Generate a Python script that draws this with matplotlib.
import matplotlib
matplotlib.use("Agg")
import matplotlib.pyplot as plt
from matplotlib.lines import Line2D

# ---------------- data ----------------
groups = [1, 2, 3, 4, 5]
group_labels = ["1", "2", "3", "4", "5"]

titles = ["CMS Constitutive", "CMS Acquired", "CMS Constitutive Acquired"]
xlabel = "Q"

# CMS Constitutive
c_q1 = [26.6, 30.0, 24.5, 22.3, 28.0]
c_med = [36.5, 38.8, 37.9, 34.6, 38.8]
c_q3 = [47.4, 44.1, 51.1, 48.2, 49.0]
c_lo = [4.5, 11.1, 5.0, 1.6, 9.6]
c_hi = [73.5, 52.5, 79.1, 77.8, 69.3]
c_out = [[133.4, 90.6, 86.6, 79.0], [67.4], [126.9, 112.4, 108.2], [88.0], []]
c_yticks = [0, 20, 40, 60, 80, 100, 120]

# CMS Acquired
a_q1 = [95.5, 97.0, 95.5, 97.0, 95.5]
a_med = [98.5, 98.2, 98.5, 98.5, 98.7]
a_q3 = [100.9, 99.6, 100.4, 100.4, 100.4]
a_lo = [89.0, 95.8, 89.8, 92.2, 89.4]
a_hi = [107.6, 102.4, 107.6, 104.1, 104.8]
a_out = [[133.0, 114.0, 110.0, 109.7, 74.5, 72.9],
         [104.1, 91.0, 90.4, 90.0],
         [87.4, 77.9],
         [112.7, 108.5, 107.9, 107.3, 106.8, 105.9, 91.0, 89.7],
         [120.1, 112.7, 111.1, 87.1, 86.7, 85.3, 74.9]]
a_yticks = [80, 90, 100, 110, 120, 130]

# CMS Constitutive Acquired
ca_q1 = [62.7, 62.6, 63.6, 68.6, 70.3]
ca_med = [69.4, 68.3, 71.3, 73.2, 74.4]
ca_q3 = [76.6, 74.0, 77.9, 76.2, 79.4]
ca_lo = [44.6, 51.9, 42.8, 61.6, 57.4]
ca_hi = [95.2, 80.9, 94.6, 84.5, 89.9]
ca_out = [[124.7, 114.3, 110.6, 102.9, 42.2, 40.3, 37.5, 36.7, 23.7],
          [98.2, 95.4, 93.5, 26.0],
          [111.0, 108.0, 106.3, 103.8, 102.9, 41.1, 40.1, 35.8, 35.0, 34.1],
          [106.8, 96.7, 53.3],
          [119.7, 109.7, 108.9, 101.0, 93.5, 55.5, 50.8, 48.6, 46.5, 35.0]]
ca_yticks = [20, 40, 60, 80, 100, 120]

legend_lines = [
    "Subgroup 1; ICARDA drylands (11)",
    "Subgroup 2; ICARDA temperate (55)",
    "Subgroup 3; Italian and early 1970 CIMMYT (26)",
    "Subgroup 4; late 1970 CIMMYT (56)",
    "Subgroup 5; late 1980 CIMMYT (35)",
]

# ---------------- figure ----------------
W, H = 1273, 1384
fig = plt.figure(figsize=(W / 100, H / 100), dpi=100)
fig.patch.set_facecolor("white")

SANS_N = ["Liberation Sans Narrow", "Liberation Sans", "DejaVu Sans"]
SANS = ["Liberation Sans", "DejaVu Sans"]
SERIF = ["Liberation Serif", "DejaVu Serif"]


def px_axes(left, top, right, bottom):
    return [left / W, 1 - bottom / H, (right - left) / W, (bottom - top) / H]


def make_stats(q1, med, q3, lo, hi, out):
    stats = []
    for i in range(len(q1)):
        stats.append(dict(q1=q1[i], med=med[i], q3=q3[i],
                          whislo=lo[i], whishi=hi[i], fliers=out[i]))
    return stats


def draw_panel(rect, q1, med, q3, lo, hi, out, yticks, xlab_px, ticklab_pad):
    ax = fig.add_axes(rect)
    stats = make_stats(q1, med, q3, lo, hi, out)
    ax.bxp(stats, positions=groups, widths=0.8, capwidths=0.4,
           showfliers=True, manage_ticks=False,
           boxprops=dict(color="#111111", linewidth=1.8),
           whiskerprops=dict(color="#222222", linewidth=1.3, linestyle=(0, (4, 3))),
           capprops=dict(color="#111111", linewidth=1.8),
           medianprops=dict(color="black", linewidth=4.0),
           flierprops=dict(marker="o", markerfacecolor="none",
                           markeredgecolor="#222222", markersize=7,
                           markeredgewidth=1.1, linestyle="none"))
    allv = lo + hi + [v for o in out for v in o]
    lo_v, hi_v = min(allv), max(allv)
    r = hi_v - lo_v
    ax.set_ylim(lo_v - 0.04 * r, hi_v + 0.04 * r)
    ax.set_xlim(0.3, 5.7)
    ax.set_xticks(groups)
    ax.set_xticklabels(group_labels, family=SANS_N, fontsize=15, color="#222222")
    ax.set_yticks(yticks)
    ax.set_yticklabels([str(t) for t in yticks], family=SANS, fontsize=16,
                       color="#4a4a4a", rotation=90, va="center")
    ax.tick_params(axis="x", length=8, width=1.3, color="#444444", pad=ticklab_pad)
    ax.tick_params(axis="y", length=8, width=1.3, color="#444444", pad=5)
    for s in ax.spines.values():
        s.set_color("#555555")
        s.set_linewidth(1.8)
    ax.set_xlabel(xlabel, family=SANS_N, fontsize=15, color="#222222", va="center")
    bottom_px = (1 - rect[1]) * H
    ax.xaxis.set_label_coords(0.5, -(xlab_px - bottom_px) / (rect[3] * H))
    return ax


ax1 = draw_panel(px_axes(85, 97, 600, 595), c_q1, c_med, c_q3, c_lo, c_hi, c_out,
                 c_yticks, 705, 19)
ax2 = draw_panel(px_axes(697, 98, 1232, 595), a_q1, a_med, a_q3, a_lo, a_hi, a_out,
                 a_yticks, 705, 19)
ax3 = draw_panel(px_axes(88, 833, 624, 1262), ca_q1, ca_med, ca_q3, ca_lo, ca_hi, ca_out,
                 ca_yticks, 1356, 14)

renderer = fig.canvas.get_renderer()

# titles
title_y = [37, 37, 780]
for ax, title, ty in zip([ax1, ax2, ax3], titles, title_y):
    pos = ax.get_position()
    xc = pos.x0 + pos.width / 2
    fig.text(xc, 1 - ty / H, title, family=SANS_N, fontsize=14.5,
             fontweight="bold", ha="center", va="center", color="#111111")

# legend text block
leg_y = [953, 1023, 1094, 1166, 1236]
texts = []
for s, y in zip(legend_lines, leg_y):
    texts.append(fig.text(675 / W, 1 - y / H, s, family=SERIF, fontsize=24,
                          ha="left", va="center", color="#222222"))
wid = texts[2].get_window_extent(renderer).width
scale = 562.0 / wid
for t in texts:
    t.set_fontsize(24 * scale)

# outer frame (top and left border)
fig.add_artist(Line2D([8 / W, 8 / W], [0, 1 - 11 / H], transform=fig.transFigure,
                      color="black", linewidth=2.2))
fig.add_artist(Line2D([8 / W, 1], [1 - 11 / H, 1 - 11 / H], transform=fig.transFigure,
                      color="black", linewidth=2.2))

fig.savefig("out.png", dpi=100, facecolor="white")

::::

## Exercise goal
Copy, please, exactly the lines that start at the first line of the data and end at the line containing "a_yticks = [80, 90, 100, 110, 120, 130]", both kept and no others.

## Final result
Generate a Python script that draws this with matplotlib.
import matplotlib
matplotlib.use("Agg")
import matplotlib.pyplot as plt
from matplotlib.lines import Line2D

# ---------------- data ----------------
groups = [1, 2, 3, 4, 5]
group_labels = ["1", "2", "3", "4", "5"]

titles = ["CMS Constitutive", "CMS Acquired", "CMS Constitutive Acquired"]
xlabel = "Q"

# CMS Constitutive
c_q1 = [26.6, 30.0, 24.5, 22.3, 28.0]
c_med = [36.5, 38.8, 37.9, 34.6, 38.8]
c_q3 = [47.4, 44.1, 51.1, 48.2, 49.0]
c_lo = [4.5, 11.1, 5.0, 1.6, 9.6]
c_hi = [73.5, 52.5, 79.1, 77.8, 69.3]
c_out = [[133.4, 90.6, 86.6, 79.0], [67.4], [126.9, 112.4, 108.2], [88.0], []]
c_yticks = [0, 20, 40, 60, 80, 100, 120]

# CMS Acquired
a_q1 = [95.5, 97.0, 95.5, 97.0, 95.5]
a_med = [98.5, 98.2, 98.5, 98.5, 98.7]
a_q3 = [100.9, 99.6, 100.4, 100.4, 100.4]
a_lo = [89.0, 95.8, 89.8, 92.2, 89.4]
a_hi = [107.6, 102.4, 107.6, 104.1, 104.8]
a_out = [[133.0, 114.0, 110.0, 109.7, 74.5, 72.9],
         [104.1, 91.0, 90.4, 90.0],
         [87.4, 77.9],
         [112.7, 108.5, 107.9, 107.3, 106.8, 105.9, 91.0, 89.7],
         [120.1, 112.7, 111.1, 87.1, 86.7, 85.3, 74.9]]
a_yticks = [80, 90, 100, 110, 120, 130]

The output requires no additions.